The Staten-Island based company, which owns and operates data centers, will build the centers in Osaka and Tokyo for telecommunications firm KDDI. With these additions, Telehouse now operates 46 sites totaling 4 million s/f across 13 countries. Its sole facility in New York City is a 60,000-s/f site at 85 10th Avenue in Chelsea.
The market for data centers is booming mainly because of the growth in cloud-based technology, explained CBRE’s senior managing director Jeff Hipschman. “All of this proliferation of data has to live somewhere,” he said.
Clouds allow individuals to save files via the internet in large data centers, as opposed to on their own hard drives.
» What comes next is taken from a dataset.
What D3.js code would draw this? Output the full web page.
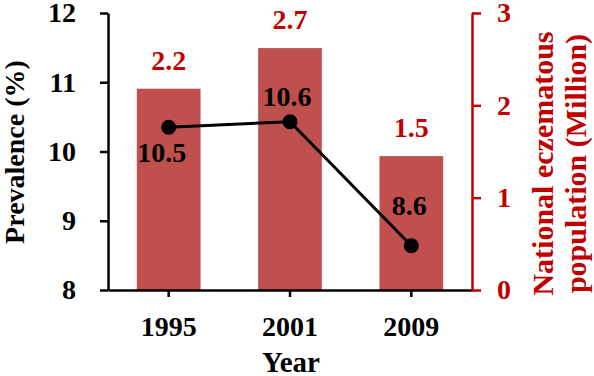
<!DOCTYPE html>
<html>
<head>
<meta charset="utf-8">
<script src="https://cdn.jsdelivr.net/npm/d3@7"></script>
<style>
  body { margin: 0; background: #fff; }
  svg { display: block; }
</style>
</head>
<body>
<div id="chart"></div>
<script>
// data
const years = ['1995', '2001', '2009'];
const population = [2.18, 2.62, 1.45];          // million, bars (right axis)
const populationLabels = ['2.2', '2.7', '1.5'];
const prevalence = [10.35, 10.43, 8.64];         // %, line (left axis)
const prevalenceLabels = ['10.5', '10.6', '8.6'];
const leftTicks = [8, 9, 10, 11, 12];
const rightTicks = [0, 1, 2, 3];

const width = 594;
const height = 376;
const margin = { top: 13, right: 122, bottom: 86, left: 108 };
const innerW = width - margin.left - margin.right;
const innerH = height - margin.top - margin.bottom;

const FONT = '"Liberation Serif"';
const barColor = '#c0504d';
const darkRed = '#c00000';

const svg = d3.select('#chart')
  .append('svg')
  .attr('width', width)
  .attr('height', height);

const g = svg.append('g')
  .attr('transform', `translate(${margin.left},${margin.top})`);

const serif = (sel, size) => sel
  .style('font-family', FONT)
  .style('font-weight', 'bold')
  .style('font-size', size + 'px');

const x = d3.scaleBand()
  .domain(years)
  .range([0, innerW])
  .padding(0);

const yL = d3.scaleLinear().domain([8, 12]).range([innerH, 0]);
const yR = d3.scaleLinear().domain([0, 3]).range([innerH, 0]);

const barW = x.bandwidth() * 0.525;

// bars
g.selectAll('.bar')
  .data(years)
  .enter().append('rect')
  .attr('class', 'bar')
  .attr('x', d => x(d) + (x.bandwidth() - barW) / 2)
  .attr('width', barW)
  .attr('y', (d, i) => yR(population[i]))
  .attr('height', (d, i) => innerH - yR(population[i]))
  .attr('fill', barColor);

// bar value labels
g.selectAll('.bar-label')
  .data(years)
  .enter().append('text')
  .attr('x', d => x(d) + x.bandwidth() / 2)
  .attr('y', (d, i) => yR(population[i]) - 19)
  .attr('text-anchor', 'middle')
  .attr('fill', darkRed)
  .call(serif, 28)
  .text((d, i) => populationLabels[i]);

// axes
const styleAxis = (sel, color) => {
  sel.attr('font-family', null).attr('font-size', null);
  sel.select('.domain').attr('stroke', color).attr('stroke-width', 2.5);
  sel.selectAll('.tick line').attr('stroke', color).attr('stroke-width', 2.5);
  sel.selectAll('.tick text')
    .attr('fill', color)
    .call(serif, 28);
};

const xAxis = g.append('g')
  .attr('transform', `translate(0,${innerH})`)
  .call(d3.axisBottom(x).tickSize(7).tickSizeOuter(0).tickPadding(19));
styleAxis(xAxis, '#000');

const leftAxis = g.append('g')
  .call(d3.axisLeft(yL).tickValues(leftTicks).tickSize(8).tickSizeOuter(0).tickPadding(24).tickFormat(d3.format('d')));
styleAxis(leftAxis, '#000');

const rightAxis = g.append('g')
  .attr('transform', `translate(${innerW},0)`)
  .call(d3.axisRight(yR).tickValues(rightTicks).tickSize(9).tickSizeOuter(0).tickPadding(16).tickFormat(d3.format('d')));
styleAxis(rightAxis, darkRed);

// prevalence line
const line = d3.line()
  .x((d, i) => x(years[i]) + x.bandwidth() / 2)
  .y(d => yL(d));

g.append('path')
  .datum(prevalence)
  .attr('fill', 'none')
  .attr('stroke', '#000')
  .attr('stroke-width', 3)
  .attr('d', line);

g.selectAll('.dot')
  .data(prevalence)
  .enter().append('circle')
  .attr('cx', (d, i) => x(years[i]) + x.bandwidth() / 2)
  .attr('cy', d => yL(d))
  .attr('r', 7.5)
  .attr('fill', '#000');

// line labels: first sits below its point, the others above
const lineLabelDy = [35, -16, -31];
const lineLabelDx = [-7, -3, -2];
g.selectAll('.line-label')
  .data(prevalence)
  .enter().append('text')
  .attr('x', (d, i) => x(years[i]) + x.bandwidth() / 2 + lineLabelDx[i])
  .attr('y', (d, i) => yL(d) + lineLabelDy[i])
  .attr('text-anchor', 'middle')
  .attr('fill', '#000')
  .call(serif, 28)
  .text((d, i) => prevalenceLabels[i]);

// axis titles
svg.append('text')
  .attr('transform', 'translate(24,152) rotate(-90)')
  .attr('text-anchor', 'middle')
  .call(serif, 28)
  .text('Prevalence (%)');

svg.append('text')
  .attr('x', margin.left + innerW / 2 + 1)
  .attr('y', 372)
  .attr('text-anchor', 'middle')
  .call(serif, 29)
  .text('Year');

const rightTitle = svg.append('text')
  .attr('transform', `translate(553,${margin.top + innerH / 2 + 12}) rotate(-90)`)
  .attr('text-anchor', 'middle')
  .attr('fill', darkRed)
  .call(serif, 30);
rightTitle.append('tspan').attr('x', 0).attr('y', 0).text('National  eczematous');
rightTitle.append('tspan').attr('x', 0).attr('y', 33).text('population (Million)');
</script>
</body>
</html>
Although security concerns emerged last week over a hacking case at Apple’s iCloud, the technology has grown in popularity in recent years.
Most data centers in Greater New York are concentrated in New Jersey, according to Hipschman. The state has a favorable power infrastructure, is a major telecommunications thoroughfare and is close to Manhattan, where financial trading desks are among the biggest data-center users.
Another cluster of data centers is emerging in Orangetown, New York – near Nyack on the Hudson River. In May 2013 Bloomberg LLP signed a deal for a 132,000-s/f data center in the town, to be built by Tishman Construction. In the same month Seattle-based Sabey Corporation launched a 100,000-s/f data center in the Verizon building in downtown Manhattan.
Outside of the U.S., data center builders have benefitted from the expansion of telecommunications in emerging countries, said Telehouse’s marketing coordinator Vincent Cannone. “Companies are constantly striving to expand their services into emerging markets and, in doing so, have the need to set up IT ecosystems within those markets to reach their customers quickly, effectively, and affordably,” he said.
As data centers grow in importance, so do concerns over their safety – especially in the face of natural disasters. For example, Hurricane Sandy damaged and shut down several New York data centers in late 2012.
Telehouse’s data center in Osaka will be used as a “disaster recovery and back-up site” for the Tokyo site and its technical and operations room will be on the second floor to make it flood-proof.